Wednesday, August 29, 2007

Just Go to Your Room; Think What You Have Done

This parental command is a puzzler to children. If you have already said you don’t know what someone is talking about, what good can that do for a little kid who has only a millisecond long focus once alone in a bedroom with toys. Frustration and isolation, as a punishment, is experienced but not understood. . The child has, for reasons unknown to him/her, made the parents angry. Children learn to understand anger very early because it is usually both visual and audible from the parents. It has happened before though they may not understand how to avoid it in the future. They are ill-equipped to figure out all those hard to understand reasons from the parents like: why things that are fun are so wrong sometimes, but not all the time. Until a child learns to think empirically, the world is full of unexpected responses. Small children do not know monetary value of things or how difficult it is for some parents to provide necessities, let alone luxuries. They assume that parents can replace any destroyed thing because parents seem so omnipotent to them. Toys break all the time and they don’t usually get angry at the parents. Indeed, it is usually the other way around, the parents get angry at them. Therefore, they are often conditioned to believe they will be held responsible for anything that breaks or other things they don’t anticipate. This only fosters the need to hide from the parents, to be less than truthful for fear of the response. If parents want to encourage openness and honesty from children, they have to guide them to that safe place where they can discuss accidents and infractions in their behaviors with their parents.

Focus is put on the disastrous result rather than the process.
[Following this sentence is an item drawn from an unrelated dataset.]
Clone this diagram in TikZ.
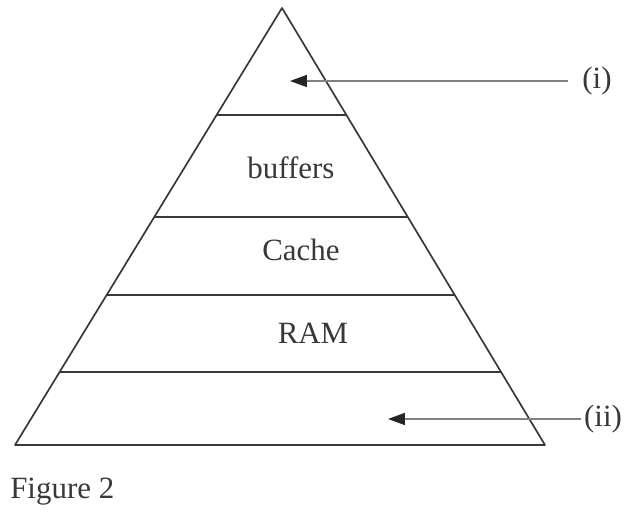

The need is to explain to a child, in full detail, what has been upsetting in the child’s behavior (defying a request, keeping hands off a specific object that has then been destroyed, violating boundaries which were never really made clear to the child, or similar deficiencies) This process might be explained by: ‘We are disappointed that you disobeyed, which caused the accident or loss of an item much cherished by Mom, Dad, or whoever’; ‘We are sorry that we no longer can trust you to do what will protect the property of others or even your own’; ‘You cannot control your behavior, therefore you need some quiet time to regain control of yourself’; and the list can go on and on.

Parents have a great responsibility to help a child understand emotions and put words to them. The earlier the child can do that, the easier it will be for them to communicate with family and world. That understanding does not magically come to them, it is taught to a child.